Example Pipeline - RCChan5/BioLockJ GitHub Wiki
In our example analysis, we investigate the differences between the microbiome of 20 rural and 20 recently urbanized subjects from the Chinese province of Hunan. For more information on this dataset, please review the analysis Fodor Lab published in the Sep 2017 issue of the journal Microbiome: https://microbiomejournal.biomedcentral.com/articles/10.1186/s40168-017-0338-7
Step 1: Prepare BioLockJ Config File
The BioLockJ project Config chinaKrakenFullDB.properties lists 5 BioModules to run (lines 3-7) + 13 properties:
#BioModule biolockj.module.implicit.RegisterNumReads
#BioModule biolockj.module.classifier.wgs.KrakenClassifier
#BioModule biolockj.module.report.taxa.NormalizeTaxaTables
#BioModule biolockj.module.report.r.R_PlotPvalHistograms
#BioModule biolockj.module.report.r.R_PlotOtus
In addition to the 5 listed BioModules, 4 additional implicit BioModules will also run:
Mod# | Module | Description |
---|---|---|
1 | ImportMetadata | Always run 1st (for all pipelines) |
2 | KrakenParser | Always run after KrakenClassifier |
3 | AddMetadataToOtuTables | Always run just before the 1st R module |
4 | CalculateStats | Always run as the 1st R module. |
Key properties:
Line# | Property | Description |
---|---|---|
08 | cluster.jobHeader | Each script will run on 1 node, 16 cores, and 128GB RAM for up to 30 minutes |
10 | pipeline.defaultProps | Default config file defines most properties – in this case copperhead.properties |
12 | input.dirPaths | Directory path containing 40 gzipped whole genome sequencing (WGS) fastq files |
18 | metadata.filePath | Metadata file path: chinaMetadata.tsv |
BioLockJ must associate sequence files in input.dirPaths with the correct metadata row. This is done by matching sequence file names to the 1st column in the metadata file. If the Sample ID is not found in your file names, the file names must be updated. Use the following properties to ignore a file prefix or suffix when matching the sample IDs.
- input.suffixFw
- input.suffixRv
- input.trimPrefix
- input.trimSuffix
Sample IDs from 1st column of the metadata file: 081A, 082A, 083A...etc.

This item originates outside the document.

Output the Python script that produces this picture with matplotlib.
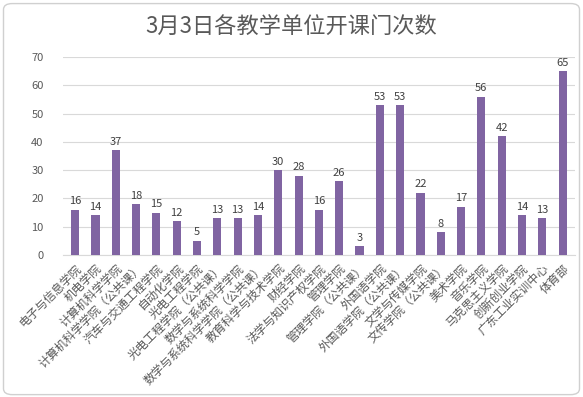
import matplotlib
matplotlib.use("Agg")
import matplotlib.pyplot as plt
from matplotlib.patches import FancyBboxPatch

plt.rcParams['font.family'] = ['Noto Sans CJK SC', 'DejaVu Sans']

categories = ["电子与信息学院", "机电学院", "计算机科学学院", "计算机科学学院（公共课）",
              "汽车与交通工程学院", "自动化学院", "光电工程学院", "光电工程学院（公共课）",
              "数学与系统科学学院", "数学与系统科学学院（公共课）", "教育科学与技术学院",
              "财经学院", "法学与知识产权学院", "管理学院", "管理学院（公共课）",
              "外国语学院", "外国语学院（公共课）", "文学与传媒学院", "文传学院（公共课）",
              "美术学院", "音乐学院", "马克思主义学院", "创新创业学院", "广东工业实训中心", "体育部"]
values = [16, 14, 37, 18, 15, 12, 5, 13, 13, 14, 30, 28, 16, 26, 3, 53, 53, 22, 8, 17, 56, 42, 14, 13, 65]
yticks = [0, 10, 20, 30, 40, 50, 60, 70]
title = "3月3日各教学单位开课门次数"

fig = plt.figure(figsize=(5.83, 3.97), dpi=100)
fig.patch.set_facecolor('white')
border = FancyBboxPatch((0.006, 0.006), 0.988, 0.985, boxstyle="round,pad=0,rounding_size=0.015",
                        transform=fig.transFigure, facecolor='none', edgecolor='#d0d0d0', lw=1.0,
                        zorder=10)
fig.patches.append(border)

ax = fig.add_axes([0.108, 0.358, 0.878, 0.498])
x = list(range(len(categories)))
bars = ax.bar(x, values, width=0.4, color='#8064A2', zorder=3)
for xi, v in zip(x, values):
    ax.text(xi, v + 1.2, str(v), ha='center', va='bottom', fontsize=8, color='#404040')

ax.set_ylim(0, 70)
ax.set_xlim(-0.6, len(categories) - 0.4)
ax.set_yticks(yticks)
ax.set_yticklabels([str(t) for t in yticks], fontsize=8, color='#595959')
ax.set_xticks(x)
ax.set_xticklabels(categories, rotation=45, ha='right', va='top', rotation_mode='anchor',
                   fontsize=8.5, color='#595959')
ax.tick_params(axis='x', length=0, pad=5)
ax.tick_params(axis='y', length=0, pad=14)
ax.grid(axis='y', color='#d9d9d9', lw=0.8, zorder=0)
for s in ['top', 'right', 'left']:
    ax.spines[s].set_visible(False)
ax.spines['bottom'].set_color('#d9d9d9')

fig.text(0.5, 0.93, title, ha='center', va='center', fontsize=16, color='#595959')

fig.savefig('out.png', dpi=100)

Sequence file names: 081A_R1.fq.gz, 082A_R1.fq.gz, 083A_R1.fq.gz...etc.
The default Config file, copperhead.properties, has its own default Config file standard.properties which defines the property input.suffixFw=_R1. As a result, all characters starting with (and including) “_R1” are ignored when matching the file name to the metadata sample ID.
Step 2: Run BioLockJ Pipeline
> biolockj ~/chinaKrakenFullDB.properties
- Look in the BioLockJ pipeline output directory defined by $BLJ_PROJ for a new pipeline directory named after the property file + today’s date: ~/projects/chinaKrakenFullDB_2018Apr09
- The 5 configured modules have run in order, with the addition of 2 implicit modules (1st and last) which are added to all pipelines automatically.
- The biolockjComplete file indicates the pipeline ran successfully.
Step 3: Review Pipeline Summary
-
Run the blj_summary command to review the pipeline execution summary.
> blj_summary
Step 4: Download R Reports
-
Run the blj_download command to get the command needed to download the analysis.
> blj_download > rsync
Step 5: Analyze R Reports
- Open downloadDir on your local filesystem to review the analysis. This directory contains:
Output | Description |
---|---|
/temp | Directory where R log files are saved if R script runs locally. |
/tables | Directory containing the OTU tables. |
/local | Directory where R script output is saved if R script runs locally and r.debug=Y. |
*.RData | The saved R sessions for R modules run if r.saveRData=Y. |
chinaKrakenFullDB.log | The pipeline Java log file. |
MAIN_*.R | Each R script for each module that generated reports has been updated to run on your local filesystem. |
*.tsv files | Spreadsheets containing p-value and R^2 statistics for each OTU in the taxonomy level. |
*.pdf files | P-value histograms, and bar-charts or scatterplots for each OTU in the taxonomy level. |
- Each R module generates a report for each report.taxonomyLevel configured:
Open chinaKrakenFullDB_Log10_genus.pdf
- The report begins with the unadjusted P-Value Distributions:
- Since r.numHistogramBreaks=20 so the 1st bar represents the p-values < 0.05. The ruralUrban attribute appears significant, as indicated by the high number p-values < 0.05.
- For each OTU, a bar-chart or scatterplot is output with adjusted parametric and non-parametric p-values formatted using in the plot header.
- The p-value format is defined by r.pValFormat.
- The p-adjust method is defined by rStats.pAdjustMethod.
- P-values that meet the r.pvalCutoff threshold are highlighted with r.colorHighlight.